Unfortunately for the church, the public debate over same-sex marriage is precisely the issue. For a clergy person to be forbidden from performing a wedding ceremony that is legal, then to be brought up on charges after performing a legal ceremony is outrageous. It is another example of the conflict between church and state—and the impossible, and seemingly immoral, positions the church continues to put its clergy into.

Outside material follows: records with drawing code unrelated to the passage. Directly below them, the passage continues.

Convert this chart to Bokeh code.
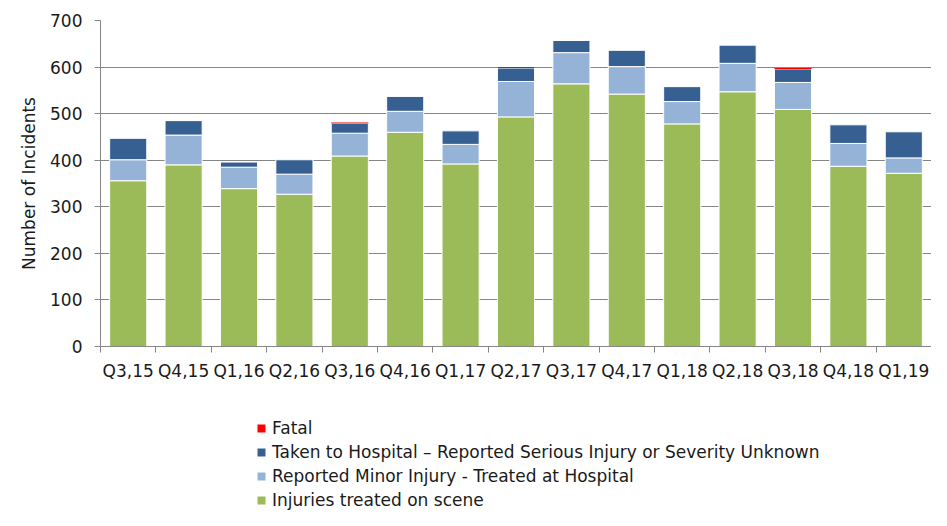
from bokeh.plotting import figure
from bokeh.layouts import column
from bokeh.models import ColumnDataSource, FixedTicker, Legend, LegendItem, Range1d
from bokeh.embed import file_html
from bokeh.resources import INLINE

quarters = ["Q3,15", "Q4,15", "Q1,16", "Q2,16", "Q3,16", "Q4,16", "Q1,17", "Q2,17",
            "Q3,17", "Q4,17", "Q1,18", "Q2,18", "Q3,18", "Q4,18", "Q1,19"]
scene = [356, 390, 339, 327, 409, 460, 392, 493, 564, 542, 478, 547, 509, 387, 372]
minor = [45, 64, 46, 43, 49, 45, 42, 76, 67, 59, 48, 61, 58, 49, 33]
serious = [46, 31, 11, 31, 21, 32, 29, 29, 26, 35, 32, 39, 29, 40, 56]
fatal = [0, 0, 0, 0, 2, 0, 0, 2, 0, 0, 0, 0, 2, 0, 0]
y_ticks = [0, 100, 200, 300, 400, 500, 600, 700]

series_names = ["Injuries treated on scene",
                "Reported Minor Injury - Treated at Hospital",
                "Taken to Hospital \u2013 Reported Serious Injury or Severity Unknown",
                "Fatal"]
colors = ["#9BBB59", "#95B3D7", "#366092", "#FF0000"]

n = len(quarters)
xs = [i + 0.5 for i in range(n)]
bounds = list(range(n + 1))

src = ColumnDataSource(dict(x=xs, scene=scene, minor=minor, serious=serious, fatal=fatal))

FONT = "DejaVu Sans"
FS = "17px"
TXT = "#1a1a1a"
GRAY = "#868686"

p = figure(width=931, height=400, output_backend="svg", toolbar_location=None,
           x_range=Range1d(0, n), y_range=Range1d(0, 700),
           min_border_left=100, min_border_right=0, min_border_top=20,
           min_border_bottom=54)
p.outline_line_color = None

rs = p.vbar_stack(["scene", "minor", "serious", "fatal"], x="x", width=0.67,
                  color=colors, line_color=["white", "white", "white", None],
                  line_width=1, source=src)

# x axis: labels at bar centres, tick marks between categories
xa = p.xaxis[0]
xa.ticker = FixedTicker(ticks=xs, minor_ticks=bounds)
xa.major_label_overrides = {x: q for x, q in zip(xs, quarters)}
xa.major_tick_line_color = None
xa.major_tick_out = 0
xa.major_tick_in = 0
xa.minor_tick_out = 6
xa.minor_tick_in = 0
xa.minor_tick_line_color = GRAY
xa.axis_line_color = GRAY
xa.major_label_standoff = 8
xa.major_label_text_font = FONT
xa.major_label_text_font_size = FS
xa.major_label_text_color = TXT

ya = p.yaxis[0]
ya.ticker = FixedTicker(ticks=y_ticks, minor_ticks=[])
ya.major_tick_out = 6
ya.major_tick_in = 0
ya.major_tick_line_color = GRAY
ya.axis_line_color = GRAY
ya.major_label_standoff = 12
ya.major_label_text_font = FONT
ya.major_label_text_font_size = FS
ya.major_label_text_color = TXT
ya.axis_label = "Number of Incidents"
ya.axis_label_text_font = FONT
ya.axis_label_text_font_size = FS
ya.axis_label_text_font_style = "normal"
ya.axis_label_text_color = TXT
ya.axis_label_standoff = 8

p.xgrid.grid_line_color = None
p.ygrid.ticker = FixedTicker(ticks=y_ticks)
p.ygrid.grid_line_color = GRAY
p.ygrid.grid_line_width = 1

# legend panel underneath the chart (key glyphs drawn off-range)
lg = figure(width=931, height=110, output_backend="svg", toolbar_location=None,
            x_range=Range1d(0, 1), y_range=Range1d(0, 1),
            min_border_left=100, min_border_right=0, min_border_top=0, min_border_bottom=0)
lg.axis.visible = False
lg.grid.visible = False
lg.outline_line_color = None
keys = []
for c in colors:
    ks = ColumnDataSource(dict(x=[-5.0], top=[-5.0]))
    keys.append(lg.vbar(x="x", top="top", bottom=-6.0, width=0.5,
                        fill_color=c, line_color=None, source=ks))

items = [LegendItem(label=name, renderers=[r]) for name, r in zip(series_names, keys)][::-1]
legend = Legend(items=items, location=(156, 0), orientation="vertical",
                border_line_color=None, background_fill_alpha=0,
                label_text_font=FONT, label_text_font_size=FS, label_text_color=TXT,
                glyph_width=10, glyph_height=10, label_standoff=6,
                label_height=18, spacing=4, padding=0, margin=0)
lg.add_layout(legend, "center")

open("out.html", "w").write(file_html(column(p, lg, spacing=0), INLINE))
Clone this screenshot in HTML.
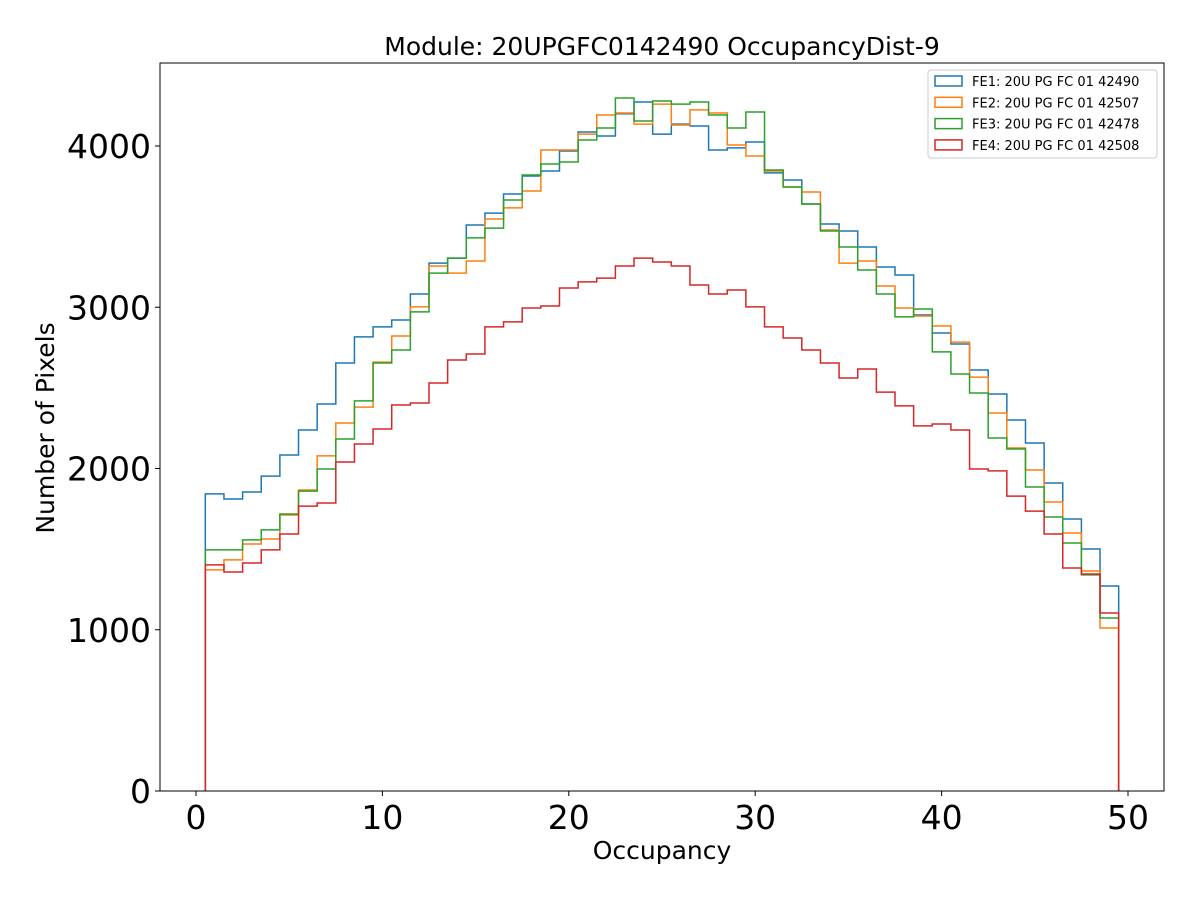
<!DOCTYPE html>
<html><head><meta charset="utf-8"><style>
body{margin:0;background:#fff}
svg{display:block;font-family:"DejaVu Sans","Liberation Sans",sans-serif}
</style></head><body>
<svg id="chart" width="1200" height="900">
<rect width="1200" height="900" fill="#fff"/>
<text x="662" y="55" font-size="25" text-anchor="middle">Module: 20UPGFC0142490 OccupancyDist-9</text>
<text x="662" y="859" font-size="25" text-anchor="middle">Occupancy</text>
<text x="54" y="428" font-size="25" text-anchor="middle" transform="rotate(-90 54 428)">Number of Pixels</text>
<g id="plot"></g>
</svg>
<script>
const binStart = 0.5;
const binWidth = 1;
const xTicks = [0,10,20,30,40,50];
const yTicks = [0,1000,2000,3000,4000];
const seriesNames = ["FE1: 20U PG FC 01 42490","FE2: 20U PG FC 01 42507","FE3: 20U PG FC 01 42478","FE4: 20U PG FC 01 42508"];
const fe1 = [1843,1811,1854,1953,2084,2239,2400,2654,2816,2878,2921,3082,3274,3305,3510,3584,3702,3814,3845,3969,4087,4062,4200,4273,4074,4136,4124,3975,3988,4025,3833,3789,3640,3516,3473,3374,3250,3200,2952,2840,2772,2611,2462,2301,2158,1910,1687,1501,1271];
const fe2 = [1371,1433,1532,1563,1712,1867,2078,2282,2381,2660,2822,3002,3256,3212,3287,3547,3616,3721,3975,3975,4074,4192,4205,4136,4260,4130,4224,4205,4006,3938,3845,3746,3715,3479,3274,3287,3132,2995,2946,2884,2784,2567,2344,2127,1991,1792,1600,1364,1011];
const fe3 = [1495,1495,1557,1619,1718,1860,1997,2183,2419,2654,2735,2971,3212,3305,3430,3491,3665,3820,3888,3901,4037,4112,4298,4155,4279,4260,4273,4192,4112,4211,3851,3746,3640,3473,3374,3231,3082,2940,2989,2723,2586,2468,2189,2121,1885,1699,1538,1340,1073];
const fe4 = [1402,1358,1414,1495,1594,1767,1786,2040,2152,2245,2394,2406,2530,2673,2710,2878,2909,2995,3008,3119,3157,3181,3256,3305,3281,3256,3138,3082,3107,3002,2878,2809,2735,2654,2561,2617,2474,2388,2264,2276,2239,1997,1985,1829,1736,1594,1383,1346,1104];
const colors = ["#1f77b4","#ff7f0e","#2ca02c","#d62728"];
const L=160,R=1164,T=63,B=791;
const X0=196,XS=(1128-196)/50;
const YS=(791-146)/4000;
const xs=v=>X0+v*XS, ys=v=>B-v*YS;
const NS="http://www.w3.org/2000/svg";
const g=document.getElementById('plot');
function mk(t,a){const e=document.createElementNS(NS,t);for(const k in a)e.setAttribute(k,a[k]);return e;}
const clip=mk('clipPath',{id:'cp'});clip.appendChild(mk('rect',{x:L,y:T,width:R-L,height:B-T}));g.appendChild(clip);
[fe1,fe2,fe3,fe4].forEach((s,i)=>{
  let d=`M${xs(binStart)},${ys(0)}`;
  s.forEach((v,j)=>{const x0=xs(binStart+j*binWidth),x1=xs(binStart+(j+1)*binWidth);d+=` L${x0},${ys(v)} L${x1},${ys(v)}`;});
  d+=` L${xs(binStart+s.length*binWidth)},${ys(0)}`;
  const p=mk('path',{d:d,fill:'none',stroke:colors[i],'stroke-width':1.5,'clip-path':'url(#cp)'});
  
  
  g.appendChild(p);
});
const frame=mk('rect',{x:L,y:T,width:R-L,height:B-T,fill:'none',stroke:'#000','stroke-width':1});


g.appendChild(frame);
xTicks.forEach(t=>{
  const x=xs(t);
  g.appendChild(mk('line',{x1:x,x2:x,y1:B,y2:B+5,stroke:'#000'}));
  const tx=mk('text',{x:x,y:B+38,'font-size':33,'text-anchor':'middle'});tx.textContent=t;
  
  
  g.appendChild(tx);
});
yTicks.forEach(t=>{
  const y=ys(t);
  g.appendChild(mk('line',{x1:L-5,x2:L,y1:y,y2:y,stroke:'#000'}));
  const tx=mk('text',{x:L-9,y:y+12,'font-size':33,'text-anchor':'end'});tx.textContent=t;
  
  
  g.appendChild(tx);
});
const lg=mk('g',{});


lg.appendChild(mk('rect',{x:928,y:70,width:229,height:88,rx:3,fill:'#fff',stroke:'#ccc'}));
seriesNames.forEach((n,i)=>{
  const y=81+i*21.3;
  lg.appendChild(mk('rect',{x:935,y:y-5,width:27,height:10,fill:'none',stroke:colors[i],'stroke-width':1.5}));
  const tx=mk('text',{x:972,y:y+5,'font-size':13});tx.textContent=n;
  
  
  lg.appendChild(tx);
});
g.appendChild(lg);
</script>
</body></html>
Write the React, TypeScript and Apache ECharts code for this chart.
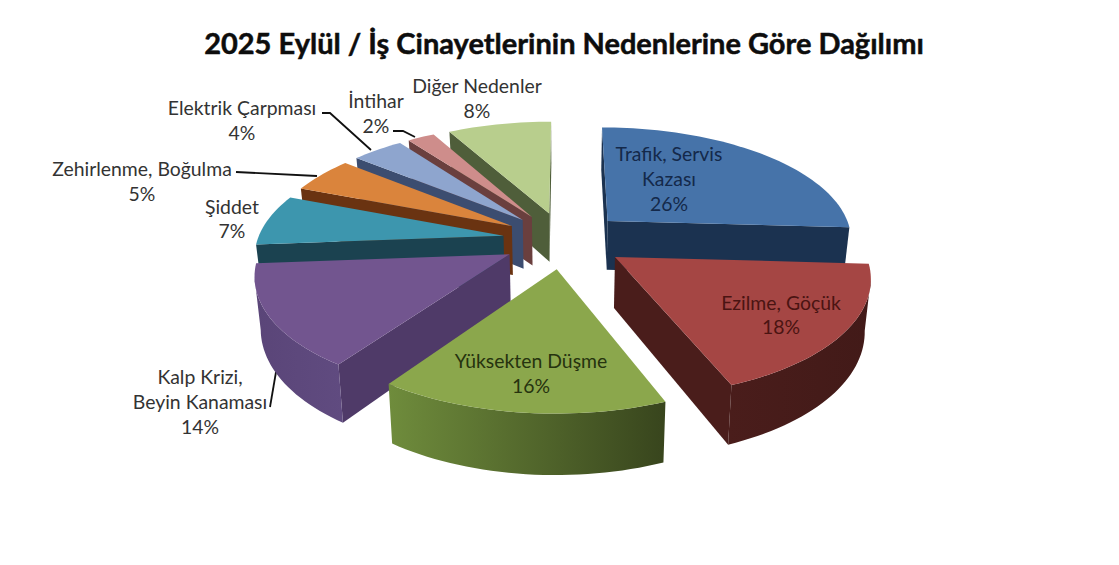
import React, { useEffect, useRef } from "react";
import * as echarts from "echarts";

const chartTitle = "2025 Eylül / İş Cinayetlerinin Nedenlerine Göre Dağılımı";
const sliceNames = [
  "Trafik, Servis Kazası",
  "Ezilme, Göçük",
  "Yüksekten Düşme",
  "Kalp Krizi, Beyin Kanaması",
  "Şiddet",
  "Zehirlenme, Boğulma",
  "Elektrik Çarpması",
  "İntihar",
  "Diğer Nedenler",
];
const sliceValues = [25.9, 18.1, 15.65, 14.15, 7.1, 5, 4, 2.1, 8];

const topColors = ["#4673A9", "#A54644", "#8BA74C", "#72558F", "#3D96AE", "#DA843C", "#8EA5CE", "#CE8D8B", "#B8CE8D"];
const wallColors = ["#1B3250", "#4A1D1B", "#5A6E30", "#4F3A68", "#1B4250", "#6A3311", "#3C4D70", "#6A3F3E", "#4F5E3A"];
const rimLeftColors = ["#1B3250", "#4A1D1B", "#6F8C3C", "#5A4578", "#1B4250", "#6A3311", "#3C4D70", "#6A3F3E", "#4F5E3A"];
const rimRightColors = ["#1B3250", "#421A18", "#38451D", "#604B80", "#1B4250", "#6A3311", "#3C4D70", "#6A3F3E", "#4F5E3A"];

const GEO = { cx: 564, cy: 240, rx: 246, ry: 113, k: 0.15, explode: 0.25, depth: 50, taper: 0.02 };

function project(u: number, v: number, down: number) {
  const s = 1 / (1 + GEO.k * v);
  return [GEO.cx + GEO.rx * u * s * (1 - GEO.taper * down), GEO.cy - GEO.ry * v * s + down * GEO.depth * s];
}

const total = sliceValues.reduce((a, b) => a + b, 0);
const startAngles: number[] = [];
sliceValues.reduce((acc, val) => {
  startAngles.push((acc / total) * Math.PI * 2);
  return acc + val;
}, 0);

function renderSlice(_params: any, api: any) {
  const i = api.value(0);
  const a0 = startAngles[i];
  const a1 = a0 + (sliceValues[i] / total) * Math.PI * 2;
  const mid = (a0 + a1) / 2;
  const ou = GEO.explode * Math.sin(mid);
  const ov = GEO.explode * Math.cos(mid);
  const steps = Math.max(4, Math.ceil((a1 - a0) / 0.03));
  const rimU: number[] = [];
  const rimV: number[] = [];
  for (let j = 0; j <= steps; j++) {
    const a = a0 + ((a1 - a0) * j) / steps;
    rimU.push(ou + Math.sin(a));
    rimV.push(ov + Math.cos(a));
  }
  const rimTop = rimU.map((u, j) => project(u, rimV[j], 0));
  const rimBottom = rimU.map((u, j) => project(u, rimV[j], 1));
  const tipTop = project(ou, ov, 0);
  const tipBottom = project(ou, ov, 1);
  const children: any[] = [];
  const poly = (points: number[][], fill: any) => ({
    type: "polygon",
    shape: { points },
    style: { fill, stroke: "none" },
    silent: true,
  });
  // radial walls, only the ones facing the viewer
  if (rimTop[0][0] < tipTop[0]) {
    children.push(poly([tipTop, rimTop[0], rimBottom[0], tipBottom], wallColors[i]));
  }
  if (rimTop[steps][0] > tipTop[0]) {
    children.push(poly([tipTop, rimTop[steps], rimBottom[steps], tipBottom], wallColors[i]));
  }
  // outer wall, only the stretch where x falls as the angle grows
  const visTop: number[][] = [];
  const visBottom: number[][] = [];
  for (let j = 0; j <= steps; j++) {
    const falling = (j < steps && rimTop[j + 1][0] < rimTop[j][0]) || (j > 0 && rimTop[j][0] < rimTop[j - 1][0]);
    if (falling) {
      visTop.push(rimTop[j]);
      visBottom.push(rimBottom[j]);
    }
  }
  if (visTop.length > 1) {
    children.push(
      poly(
        [...visTop, ...visBottom.reverse()],
        new echarts.graphic.LinearGradient(0, 0, 1, 0, [
          { offset: 0, color: rimLeftColors[i] },
          { offset: 1, color: rimRightColors[i] },
        ])
      )
    );
  }
  children.push(poly([tipTop, ...rimTop], topColors[i]));
  return { type: "group", children };
}

// paint from the back of the pie to the front
const paintOrder = sliceValues
  .map((_, i) => i)
  .sort((a, b) => {
    const mid = (i: number) => startAngles[i] + (sliceValues[i] / total) * Math.PI;
    return Math.cos(mid(b)) - Math.cos(mid(a));
  });

const pct = (i: number) => Math.round(sliceValues[i]) + "%";
const LABEL_SIZE = 19.4;
const labelLines: { text: string; x: number; y: number; color: string }[] = [
  { text: "Trafik, Servis", x: 669, y: 153, color: "#14294a" },
  { text: "Kazası", x: 669, y: 178, color: "#14294a" },
  { text: pct(0), x: 669, y: 203, color: "#14294a" },
  { text: sliceNames[1], x: 781, y: 302, color: "#4a1412" },
  { text: pct(1), x: 781, y: 326, color: "#4a1412" },
  { text: sliceNames[2], x: 531, y: 360, color: "#26330f" },
  { text: pct(2), x: 531, y: 385, color: "#26330f" },
  { text: "Kalp Krizi,", x: 200, y: 376, color: "#333333" },
  { text: "Beyin Kanaması", x: 200, y: 401, color: "#333333" },
  { text: pct(3), x: 200, y: 426, color: "#333333" },
  { text: sliceNames[4], x: 232, y: 206, color: "#333333" },
  { text: pct(4), x: 232, y: 230, color: "#333333" },
  { text: sliceNames[5], x: 142, y: 168, color: "#333333" },
  { text: pct(5), x: 142, y: 193, color: "#333333" },
  { text: sliceNames[6], x: 242, y: 107, color: "#333333" },
  { text: pct(6), x: 242, y: 132, color: "#333333" },
  { text: sliceNames[7], x: 376, y: 100, color: "#333333" },
  { text: pct(7), x: 376, y: 125, color: "#333333" },
  { text: sliceNames[8], x: 477, y: 85, color: "#333333" },
  { text: pct(8), x: 477, y: 110, color: "#333333" },
];

const leaders: number[][][] = [
  [[322, 113], [330, 113], [371, 150]],
  [[393, 131], [403, 131], [415, 137]],
  [[236, 172], [317, 176]],
  [[270, 407], [276, 372]],
];

export default function App() {
  const ref = useRef<HTMLDivElement>(null);
  useEffect(() => {
    const chart = echarts.init(ref.current!, undefined, { renderer: "svg" });
    chart.setOption({
      animation: false,
      backgroundColor: "#ffffff",
      series: [
        {
          type: "custom",
          coordinateSystem: "none",
          silent: true,
          renderItem: renderSlice,
          data: paintOrder.map((i) => ({ name: sliceNames[i], value: [i, sliceValues[i]] })),
          z: 2,
        },
      ],
      graphic: {
        elements: [
          {
            type: "text",
            x: 564,
            y: 42,
            z: 20,
            style: {
              text: chartTitle,
              fontFamily: "Lato",
              fontWeight: "bold",
              fontSize: 29,
              fill: "#0d0d0d",
              stroke: "#0d0d0d",
              lineWidth: 0.5,
              align: "center",
              verticalAlign: "middle",
            },
          },
          ...leaders.map((points) => ({
            type: "polyline",
            z: 1,
            silent: true,
            shape: { points },
            style: { stroke: "#111111", lineWidth: 1.8, fill: "none" },
          })),
          ...labelLines.map((l) => ({
            type: "text",
            x: l.x,
            y: l.y,
            z: 20,
            style: {
              text: l.text,
              fontFamily: "Lato",
              fontSize: LABEL_SIZE,
              fill: l.color,
              align: "center",
              verticalAlign: "middle",
            },
          })),
        ],
      },
    });
    return () => chart.dispose();
  }, []);
  return <div ref={ref} style={{ position: "absolute", left: 0, top: 0, width: 1119, height: 565 }} />;
}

While it is true that church law considers marriage as “a civil contract between a woman and a man,” at the time Spahr married these 16 couples, the state of California considered marriage a “civil contract” between a couple made up of opposite or same genders. The key here is that marriage is a “civil contract”—under the legal auspices of the state and not the church. For the church to claim they “have no wiggle room” on the charges pending against Spahr is disingenuous at best, and sad at worst. Either the church is, once again, exerting its conservative muscle to make an example of one of its own as a warning to other clergy who may step out of line, or the church is in such a sad state that it feels it has no choice but to defend a law that continues to exclude and harm a segment of God’s children.
The law Spahr is accused of violating is unjust and as Martin Luther King Jr. once said, “one has a moral responsibility to disobey unjust laws.” To Spahr’s credit, she has no trouble following that advice, telling the Press Democrat: “It’s a real faith issue for me,” she said. “I think I would be in jeopardy if I didn’t do it.”
Spahr will go on trial sometime in August or September.